Janacek's Beliefs
To accompany the Proms performance of Janacek's Glagolithic Mass, Paul Allen explores the contradictory nature of Janacek's beliefs.
The first concert of the 2011 Proms features a performance of Leos Janacek's 'Glagolitic Mass'. The liturgy he chose to set was in Old Church Slavonic, rather than Latin, and Glagolitic refers to the script in which it was written.
But that Janacek should compose a mass at all is strange. He declared himself an atheist refused to, as he said, 'even go into church to shelter from the rain' and he dismissed organised religion as 'concentrated death. Tombs under the floor, bones on the altar, pictures full of torture and dying. Rituals, prayers, chants - death and nothing but death. I don't want to have anything to do with it'.

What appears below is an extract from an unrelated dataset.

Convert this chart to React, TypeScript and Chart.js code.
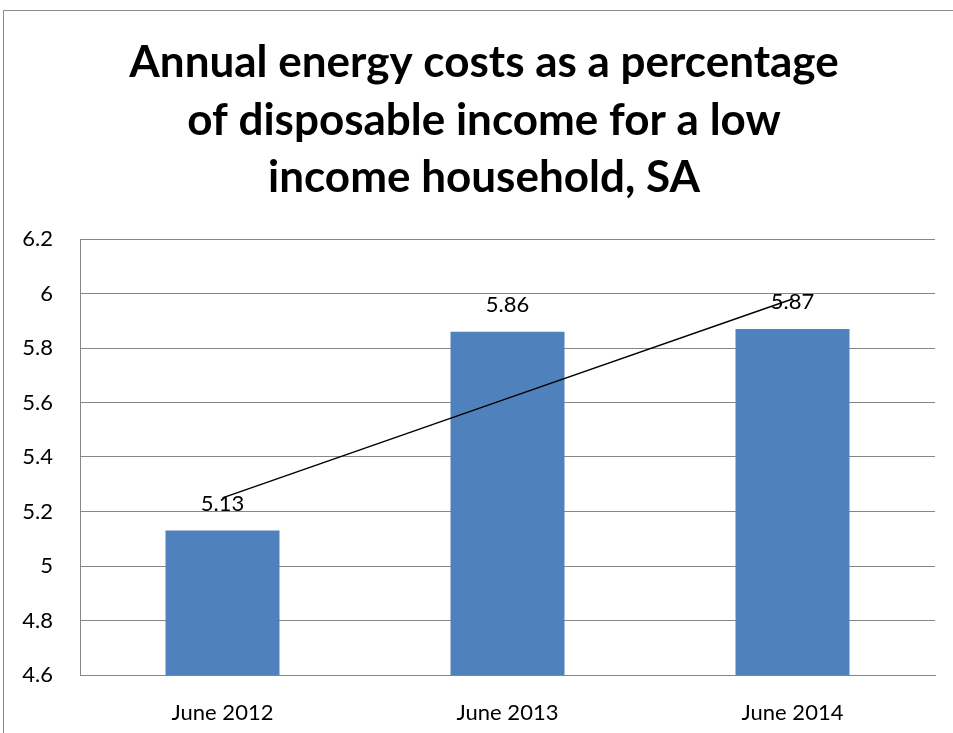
import React, { useEffect, useRef } from 'react';
import { Chart, registerables } from 'chart.js';

Chart.register(...registerables);

const categories = ['June 2012', 'June 2013', 'June 2014'];
const costShare = [5.13, 5.86, 5.87];
const trendValues = [5.25, 5.615, 5.98];
const yTickValues = [4.6, 4.8, 5, 5.2, 5.4, 5.6, 5.8, 6, 6.2];
const titleLines = [
  'Annual energy costs as a percentage',
  'of disposable income for a low',
  'income household, SA',
];

const FONT = 'Lato, "Open Sans", sans-serif';
const GRID = '#868686';

const framePlugin = {
  id: 'frame',
  beforeDraw(chart: any) {
    const ctx = chart.ctx;
    ctx.save();
    ctx.fillStyle = '#ffffff';
    ctx.fillRect(0, 0, chart.width, chart.height);
    ctx.strokeStyle = '#8a8a8a';
    ctx.lineWidth = 1;
    ctx.beginPath();
    ctx.moveTo(3.5, chart.height + 5);
    ctx.lineTo(3.5, 10.5);
    ctx.lineTo(chart.width + 5, 10.5);
    ctx.stroke();
    ctx.restore();
  },
};

const titlePlugin = {
  id: 'customTitle',
  afterDraw(chart: any) {
    const ctx = chart.ctx;
    ctx.save();
    ctx.fillStyle = '#000000';
    ctx.font = `bold 44px ${FONT}`;
    ctx.textAlign = 'center';
    ctx.textBaseline = 'alphabetic';
    titleLines.forEach((line, i) => {
      ctx.fillText(line, 484, 77 + i * 57.5);
    });
    ctx.restore();
  },
};

const barLabelPlugin = {
  id: 'barLabels',
  afterDatasetDraw(chart: any, args: any) {
    if (args.index !== 0) return;
    const ctx = chart.ctx;
    const meta = chart.getDatasetMeta(0);
    ctx.save();
    ctx.fillStyle = '#000000';
    ctx.font = `22px ${FONT}`;
    ctx.textAlign = 'center';
    ctx.textBaseline = 'alphabetic';
    meta.data.forEach((el: any, i: number) => {
      ctx.fillText(costShare[i].toFixed(2), el.x, el.y - 19.5);
    });
    ctx.restore();
  },
};

export default function App() {
  const canvasRef = useRef<HTMLCanvasElement | null>(null);

  useEffect(() => {
    if (!canvasRef.current) return;
    const chart = new Chart(canvasRef.current, {
      type: 'bar',
      data: {
        labels: categories,
        datasets: [
          {
            type: 'bar',
            label: 'Energy cost share',
            data: costShare,
            backgroundColor: '#4F81BD',
            borderWidth: 0,
            categoryPercentage: 1,
            barPercentage: 0.4,
            order: 2,
          },
          {
            type: 'line',
            label: 'Trend',
            data: trendValues,
            borderColor: '#000000',
            borderWidth: 1.5,
            pointRadius: 0,
            fill: false,
            tension: 0,
            order: 1,
          } as any,
        ],
      },
      options: {
        responsive: false,
        animation: false,
        devicePixelRatio: 1,
        layout: { padding: { top: 239, right: 18, bottom: 0, left: 0 } },
        plugins: {
          legend: { display: false },
          tooltip: { enabled: false },
          title: { display: false },
        },
        scales: {
          x: {
            grid: { display: false },
            border: { display: true, color: GRID, width: 1 },
            ticks: {
              color: '#000000',
              font: { family: FONT, size: 22 },
              padding: 17,
            },
            afterFit(scale: any) {
              scale.height = 58;
            },
          },
          y: {
            min: 4.6,
            max: 6.2,
            afterBuildTicks(scale: any) {
              scale.ticks = yTickValues.map((v) => ({ value: v }));
            },
            grid: { color: GRID, lineWidth: 1, drawTicks: false },
            border: { display: true, color: GRID, width: 1 },
            ticks: {
              color: '#000000',
              font: { family: FONT, size: 22 },
              padding: 27,
              callback: (v: any) => String(Number(Number(v).toFixed(1))),
            },
            afterFit(scale: any) {
              scale.width = 80;
            },
          },
        },
      },
      plugins: [framePlugin, titlePlugin, barLabelPlugin],
    });
    return () => chart.destroy();
  }, []);

  return (
    <div style={{ position: 'fixed', left: 0, top: 0, width: 953, height: 733, overflow: 'hidden', background: '#fff' }}>
      <canvas ref={canvasRef} width={953} height={733} style={{ display: 'block' }} />
    </div>
  );
}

But he had grown up in an Augustinian monastery where he took charge of its choir. That's a musical legacy not easily jettisoned. In the letters he wrote to Kamila Stosslova he refers to God constantly, to her Jewish God and his Catholic one. Janacek's letters to Kamila document the impassioned relationship between the 74 year old composer and a married woman 37 years younger. He emerges as something of a pantheist, seeing something of God in every living creature.
The playwright Paul Allen has used these 'Intimate Letters' in a monologue he has written, premiered recently by Daniel Evans. In the interval feature before the performance of the Glagolitic Mass in the first Prom Concert of 2011 Paul explores the contradictory nature of Janacek's beliefs, with readings from the 'Intimate Letters' and a contribution from Janacek's biographer, John Tyrrell.
Producer: Julian May.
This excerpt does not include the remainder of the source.